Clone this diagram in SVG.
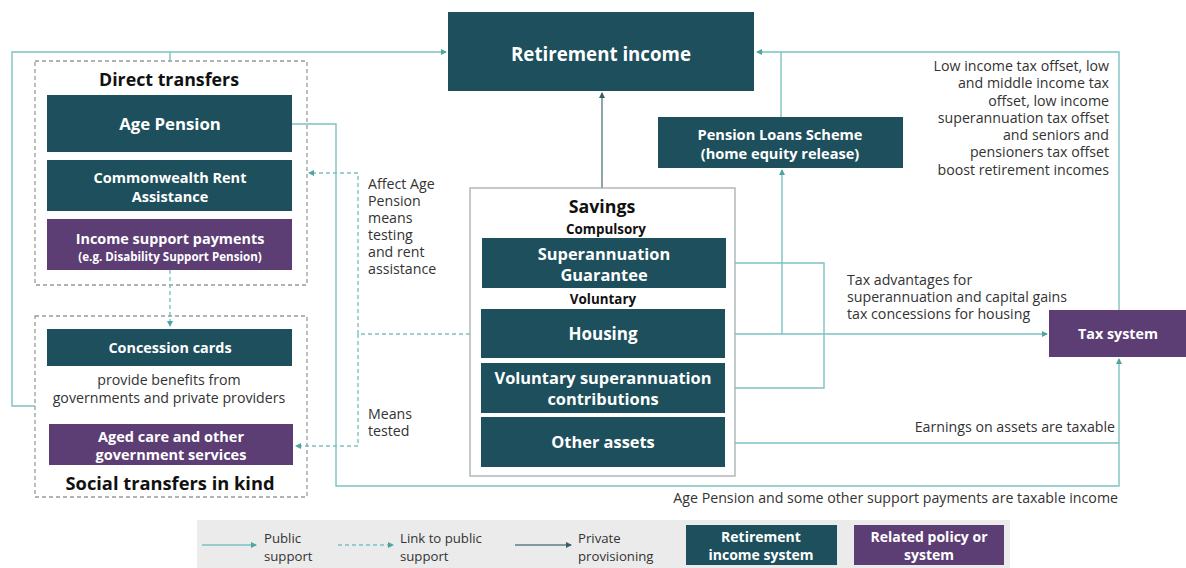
<svg xmlns="http://www.w3.org/2000/svg" width="1186" height="568" viewBox="0 0 1186 568">
<style>
.dk{fill:#1d4f5c}
.pu{fill:#5c3d74}
.grp{fill:none;stroke:#9a9a9a;stroke-width:1.3;stroke-dasharray:4 3}
.wt{font-family:"Open Sans","Liberation Sans",sans-serif;fill:#ffffff;font-weight:bold;text-anchor:middle}
.bk{font-family:"Open Sans","Liberation Sans",sans-serif;fill:#111;font-weight:bold;text-anchor:middle}
.lb{font-family:"Open Sans","Liberation Sans",sans-serif;fill:#333;font-size:14.2px}
.pub{fill:none;stroke:#7cc2c2;stroke-width:1.4;marker-end:url(#ah)}
.pubn{fill:none;stroke:#7cc2c2;stroke-width:1.4}
.lnk{fill:none;stroke:#7cc2c2;stroke-width:1.4;stroke-dasharray:4 3;marker-end:url(#ah)}
.prv{fill:none;stroke:#5d7e86;stroke-width:1.4;marker-end:url(#ahd)}
.lg{font-family:"Open Sans","Liberation Sans",sans-serif;fill:#333;font-size:13.2px}
</style>
<defs>
<marker id="ah" markerWidth="6" markerHeight="6" refX="5" refY="3" orient="auto" markerUnits="userSpaceOnUse"><path d="M0,0 L6,3 L0,6 z" fill="#4fa3a3"/></marker>
<marker id="ahd" markerWidth="6" markerHeight="6" refX="5" refY="3" orient="auto" markerUnits="userSpaceOnUse"><path d="M0,0 L6,3 L0,6 z" fill="#355f69"/></marker>
</defs>
<rect width="1186" height="568" fill="#ffffff"/>

<g id="connectors">
<path class="pubn" d="M35 406 H12 V52 H170"/>
<path class="pub" d="M170 52 H446"/>
<path class="pubn" d="M170 61 V52"/>
<path class="pub" d="M292 124 H336 V486 H1119 V359"/>
<path class="pub" d="M1119 310 V52 H757"/>
<path class="pubn" d="M781 117 V52"/>
<path class="pub" d="M782 334 V170"/>
<path class="pub" d="M725 334 H1047"/>
<path class="pubn" d="M726 263 H824 V388 H725"/>
<path class="pubn" d="M725 443 H1119"/>
<path class="prv" d="M602 188 V93"/>
<path class="lnk" d="M470 334 H358 V173 H309"/>
<path class="lnk" d="M358 334 V446 H296"/>
<path class="lnk" d="M170 270 V326"/>
</g>

<g id="retirement-income">
<rect class="dk" x="448" y="12" width="306" height="79"/>
<text class="wt" x="601" y="61" font-size="18.7">Retirement income</text>
</g>

<g id="direct-transfers">
<rect class="grp" x="35" y="61" width="272" height="224"/>
<text class="bk" x="169" y="86" font-size="17.8">Direct transfers</text>
</g>
<g id="age-pension">
<rect class="dk" x="47" y="95" width="245" height="57"/>
<text class="wt" x="170" y="130" font-size="16.8">Age Pension</text>
</g>
<g id="rent-assistance">
<rect class="dk" x="47" y="160" width="245" height="51"/>
<text class="wt" x="170" y="183" font-size="14.5">Commonwealth Rent</text>
<text class="wt" x="170" y="202" font-size="14.5">Assistance</text>
</g>
<g id="income-support">
<rect class="pu" x="47" y="219" width="245" height="51"/>
<text class="wt" x="170" y="244" font-size="14.4">Income support payments</text>
<text class="wt" x="170" y="261" font-size="11.6">(e.g. Disability Support Pension)</text>
</g>

<g id="social-transfers">
<rect class="grp" x="35" y="316" width="272" height="181"/>
<text class="bk" x="170" y="490" font-size="18.3">Social transfers in kind</text>
</g>
<g id="concession-cards">
<rect class="dk" x="47" y="329" width="245" height="37"/>
<text class="wt" x="170" y="353" font-size="14.4">Concession cards</text>
<text class="lb" x="169" y="385" text-anchor="middle" font-size="14">provide benefits from</text>
<text class="lb" x="169" y="403" text-anchor="middle" font-size="14">governments and private providers</text>
</g>
<g id="aged-care">
<rect class="pu" x="49" y="424" width="244" height="41"/>
<text class="wt" x="171" y="442" font-size="14.5">Aged care and other</text>
<text class="wt" x="171" y="460" font-size="14.5">government services</text>
</g>

<g id="savings">
<rect x="470" y="188" width="265" height="288" fill="#ffffff" stroke="#a5adae" stroke-width="1.3"/>
<text class="bk" x="602" y="213" font-size="17.8">Savings</text>
<text class="bk" x="606" y="234" font-size="13.4">Compulsory</text>
<text class="bk" x="603" y="304" font-size="13.4">Voluntary</text>
</g>
<g id="super-guarantee">
<rect class="dk" x="482" y="238" width="244" height="50"/>
<text class="wt" x="604" y="260" font-size="16.4">Superannuation</text>
<text class="wt" x="604" y="281" font-size="16.4">Guarantee</text>
</g>
<g id="housing">
<rect class="dk" x="481" y="309" width="244" height="49"/>
<text class="wt" x="603" y="340" font-size="17">Housing</text>
</g>
<g id="voluntary-super">
<rect class="dk" x="481" y="363" width="244" height="50"/>
<text class="wt" x="603" y="384" font-size="16.4">Voluntary superannuation</text>
<text class="wt" x="603" y="405" font-size="16.4">contributions</text>
</g>
<g id="other-assets">
<rect class="dk" x="481" y="417" width="244" height="50"/>
<text class="wt" x="603" y="448" font-size="16.4">Other assets</text>
</g>

<g id="pension-loans">
<rect class="dk" x="658" y="117" width="245" height="51"/>
<text class="wt" x="780" y="140" font-size="14.6">Pension Loans Scheme</text>
<text class="wt" x="780" y="159" font-size="14.6">(home equity release)</text>
</g>

<g id="tax-system">
<rect class="pu" x="1049" y="310" width="137" height="47"/>
<text class="wt" x="1118" y="339" font-size="14.3">Tax system</text>
</g>

<g id="labels">
<text class="lb" x="368" y="189">Affect Age</text>
<text class="lb" x="368" y="206">Pension</text>
<text class="lb" x="368" y="223">means</text>
<text class="lb" x="368" y="240">testing</text>
<text class="lb" x="368" y="257">and rent</text>
<text class="lb" x="368" y="274">assistance</text>
<text class="lb" x="368" y="419">Means</text>
<text class="lb" x="368" y="436">tested</text>
<g text-anchor="end">
<text class="lb" x="1109" y="71">Low income tax offset, low</text>
<text class="lb" x="1109" y="88">and middle income tax</text>
<text class="lb" x="1109" y="106">offset, low income</text>
<text class="lb" x="1109" y="123">superannuation tax offset</text>
<text class="lb" x="1109" y="140">and seniors and</text>
<text class="lb" x="1109" y="157">pensioners tax offset</text>
<text class="lb" x="1109" y="175">boost retirement incomes</text>
<text class="lb" x="1115" y="432">Earnings on assets are taxable</text>
<text class="lb" x="1118" y="503">Age Pension and some other support payments are taxable income</text>
</g>
<text class="lb" x="847" y="285">Tax advantages for</text>
<text class="lb" x="847" y="302">superannuation and capital gains</text>
<text class="lb" x="847" y="319">tax concessions for housing</text>
</g>

<g id="legend">
<rect x="197" y="520" width="813" height="48" fill="#ebebeb"/>
<path class="pub" d="M202 545 H256"/>
<text class="lg" x="264" y="543">Public</text>
<text class="lg" x="264" y="561">support</text>
<path class="lnk" d="M338 545 H393"/>
<text class="lg" x="400" y="543">Link to public</text>
<text class="lg" x="400" y="561">support</text>
<path class="prv" d="M515 545 H571"/>
<text class="lg" x="578" y="543">Private</text>
<text class="lg" x="578" y="561">provisioning</text>
<rect class="dk" x="686" y="525" width="151" height="40"/>
<text class="wt" x="761" y="542" font-size="14">Retirement</text>
<text class="wt" x="761" y="560" font-size="14">income system</text>
<rect class="pu" x="854" y="525" width="150" height="40"/>
<text class="wt" x="929" y="542" font-size="14">Related policy or</text>
<text class="wt" x="929" y="560" font-size="14">system</text>
</g>
</svg>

···

[Work instructions]: Print the complete listing exactly, apart from any pictures.

[Finished task]:
Clone this diagram in SVG.
<svg xmlns="http://www.w3.org/2000/svg" width="1186" height="568" viewBox="0 0 1186 568">
<style>
.dk{fill:#1d4f5c}
.pu{fill:#5c3d74}
.grp{fill:none;stroke:#9a9a9a;stroke-width:1.3;stroke-dasharray:4 3}
.wt{font-family:"Open Sans","Liberation Sans",sans-serif;fill:#ffffff;font-weight:bold;text-anchor:middle}
.bk{font-family:"Open Sans","Liberation Sans",sans-serif;fill:#111;font-weight:bold;text-anchor:middle}
.lb{font-family:"Open Sans","Liberation Sans",sans-serif;fill:#333;font-size:14.2px}
.pub{fill:none;stroke:#7cc2c2;stroke-width:1.4;marker-end:url(#ah)}
.pubn{fill:none;stroke:#7cc2c2;stroke-width:1.4}
.lnk{fill:none;stroke:#7cc2c2;stroke-width:1.4;stroke-dasharray:4 3;marker-end:url(#ah)}
.prv{fill:none;stroke:#5d7e86;stroke-width:1.4;marker-end:url(#ahd)}
.lg{font-family:"Open Sans","Liberation Sans",sans-serif;fill:#333;font-size:13.2px}
</style>
<defs>
<marker id="ah" markerWidth="6" markerHeight="6" refX="5" refY="3" orient="auto" markerUnits="userSpaceOnUse"><path d="M0,0 L6,3 L0,6 z" fill="#4fa3a3"/></marker>
<marker id="ahd" markerWidth="6" markerHeight="6" refX="5" refY="3" orient="auto" markerUnits="userSpaceOnUse"><path d="M0,0 L6,3 L0,6 z" fill="#355f69"/></marker>
</defs>
<rect width="1186" height="568" fill="#ffffff"/>

<g id="connectors">
<path class="pubn" d="M35 406 H12 V52 H170"/>
<path class="pub" d="M170 52 H446"/>
<path class="pubn" d="M170 61 V52"/>
<path class="pub" d="M292 124 H336 V486 H1119 V359"/>
<path class="pub" d="M1119 310 V52 H757"/>
<path class="pubn" d="M781 117 V52"/>
<path class="pub" d="M782 334 V170"/>
<path class="pub" d="M725 334 H1047"/>
<path class="pubn" d="M726 263 H824 V388 H725"/>
<path class="pubn" d="M725 443 H1119"/>
<path class="prv" d="M602 188 V93"/>
<path class="lnk" d="M470 334 H358 V173 H309"/>
<path class="lnk" d="M358 334 V446 H296"/>
<path class="lnk" d="M170 270 V326"/>
</g>

<g id="retirement-income">
<rect class="dk" x="448" y="12" width="306" height="79"/>
<text class="wt" x="601" y="61" font-size="18.7">Retirement income</text>
</g>

<g id="direct-transfers">
<rect class="grp" x="35" y="61" width="272" height="224"/>
<text class="bk" x="169" y="86" font-size="17.8">Direct transfers</text>
</g>
<g id="age-pension">
<rect class="dk" x="47" y="95" width="245" height="57"/>
<text class="wt" x="170" y="130" font-size="16.8">Age Pension</text>
</g>
<g id="rent-assistance">
<rect class="dk" x="47" y="160" width="245" height="51"/>
<text class="wt" x="170" y="183" font-size="14.5">Commonwealth Rent</text>
<text class="wt" x="170" y="202" font-size="14.5">Assistance</text>
</g>
<g id="income-support">
<rect class="pu" x="47" y="219" width="245" height="51"/>
<text class="wt" x="170" y="244" font-size="14.4">Income support payments</text>
<text class="wt" x="170" y="261" font-size="11.6">(e.g. Disability Support Pension)</text>
</g>

<g id="social-transfers">
<rect class="grp" x="35" y="316" width="272" height="181"/>
<text class="bk" x="170" y="490" font-size="18.3">Social transfers in kind</text>
</g>
<g id="concession-cards">
<rect class="dk" x="47" y="329" width="245" height="37"/>
<text class="wt" x="170" y="353" font-size="14.4">Concession cards</text>
<text class="lb" x="169" y="385" text-anchor="middle" font-size="14">provide benefits from</text>
<text class="lb" x="169" y="403" text-anchor="middle" font-size="14">governments and private providers</text>
</g>
<g id="aged-care">
<rect class="pu" x="49" y="424" width="244" height="41"/>
<text class="wt" x="171" y="442" font-size="14.5">Aged care and other</text>
<text class="wt" x="171" y="460" font-size="14.5">government services</text>
</g>

<g id="savings">
<rect x="470" y="188" width="265" height="288" fill="#ffffff" stroke="#a5adae" stroke-width="1.3"/>
<text class="bk" x="602" y="213" font-size="17.8">Savings</text>
<text class="bk" x="606" y="234" font-size="13.4">Compulsory</text>
<text class="bk" x="603" y="304" font-size="13.4">Voluntary</text>
</g>
<g id="super-guarantee">
<rect class="dk" x="482" y="238" width="244" height="50"/>
<text class="wt" x="604" y="260" font-size="16.4">Superannuation</text>
<text class="wt" x="604" y="281" font-size="16.4">Guarantee</text>
</g>
<g id="housing">
<rect class="dk" x="481" y="309" width="244" height="49"/>
<text class="wt" x="603" y="340" font-size="17">Housing</text>
</g>
<g id="voluntary-super">
<rect class="dk" x="481" y="363" width="244" height="50"/>
<text class="wt" x="603" y="384" font-size="16.4">Voluntary superannuation</text>
<text class="wt" x="603" y="405" font-size="16.4">contributions</text>
</g>
<g id="other-assets">
<rect class="dk" x="481" y="417" width="244" height="50"/>
<text class="wt" x="603" y="448" font-size="16.4">Other assets</text>
</g>

<g id="pension-loans">
<rect class="dk" x="658" y="117" width="245" height="51"/>
<text class="wt" x="780" y="140" font-size="14.6">Pension Loans Scheme</text>
<text class="wt" x="780" y="159" font-size="14.6">(home equity release)</text>
</g>

<g id="tax-system">
<rect class="pu" x="1049" y="310" width="137" height="47"/>
<text class="wt" x="1118" y="339" font-size="14.3">Tax system</text>
</g>

<g id="labels">
<text class="lb" x="368" y="189">Affect Age</text>
<text class="lb" x="368" y="206">Pension</text>
<text class="lb" x="368" y="223">means</text>
<text class="lb" x="368" y="240">testing</text>
<text class="lb" x="368" y="257">and rent</text>
<text class="lb" x="368" y="274">assistance</text>
<text class="lb" x="368" y="419">Means</text>
<text class="lb" x="368" y="436">tested</text>
<g text-anchor="end">
<text class="lb" x="1109" y="71">Low income tax offset, low</text>
<text class="lb" x="1109" y="88">and middle income tax</text>
<text class="lb" x="1109" y="106">offset, low income</text>
<text class="lb" x="1109" y="123">superannuation tax offset</text>
<text class="lb" x="1109" y="140">and seniors and</text>
<text class="lb" x="1109" y="157">pensioners tax offset</text>
<text class="lb" x="1109" y="175">boost retirement incomes</text>
<text class="lb" x="1115" y="432">Earnings on assets are taxable</text>
<text class="lb" x="1118" y="503">Age Pension and some other support payments are taxable income</text>
</g>
<text class="lb" x="847" y="285">Tax advantages for</text>
<text class="lb" x="847" y="302">superannuation and capital gains</text>
<text class="lb" x="847" y="319">tax concessions for housing</text>
</g>

<g id="legend">
<rect x="197" y="520" width="813" height="48" fill="#ebebeb"/>
<path class="pub" d="M202 545 H256"/>
<text class="lg" x="264" y="543">Public</text>
<text class="lg" x="264" y="561">support</text>
<path class="lnk" d="M338 545 H393"/>
<text class="lg" x="400" y="543">Link to public</text>
<text class="lg" x="400" y="561">support</text>
<path class="prv" d="M515 545 H571"/>
<text class="lg" x="578" y="543">Private</text>
<text class="lg" x="578" y="561">provisioning</text>
<rect class="dk" x="686" y="525" width="151" height="40"/>
<text class="wt" x="761" y="542" font-size="14">Retirement</text>
<text class="wt" x="761" y="560" font-size="14">income system</text>
<rect class="pu" x="854" y="525" width="150" height="40"/>
<text class="wt" x="929" y="542" font-size="14">Related policy or</text>
<text class="wt" x="929" y="560" font-size="14">system</text>
</g>
</svg>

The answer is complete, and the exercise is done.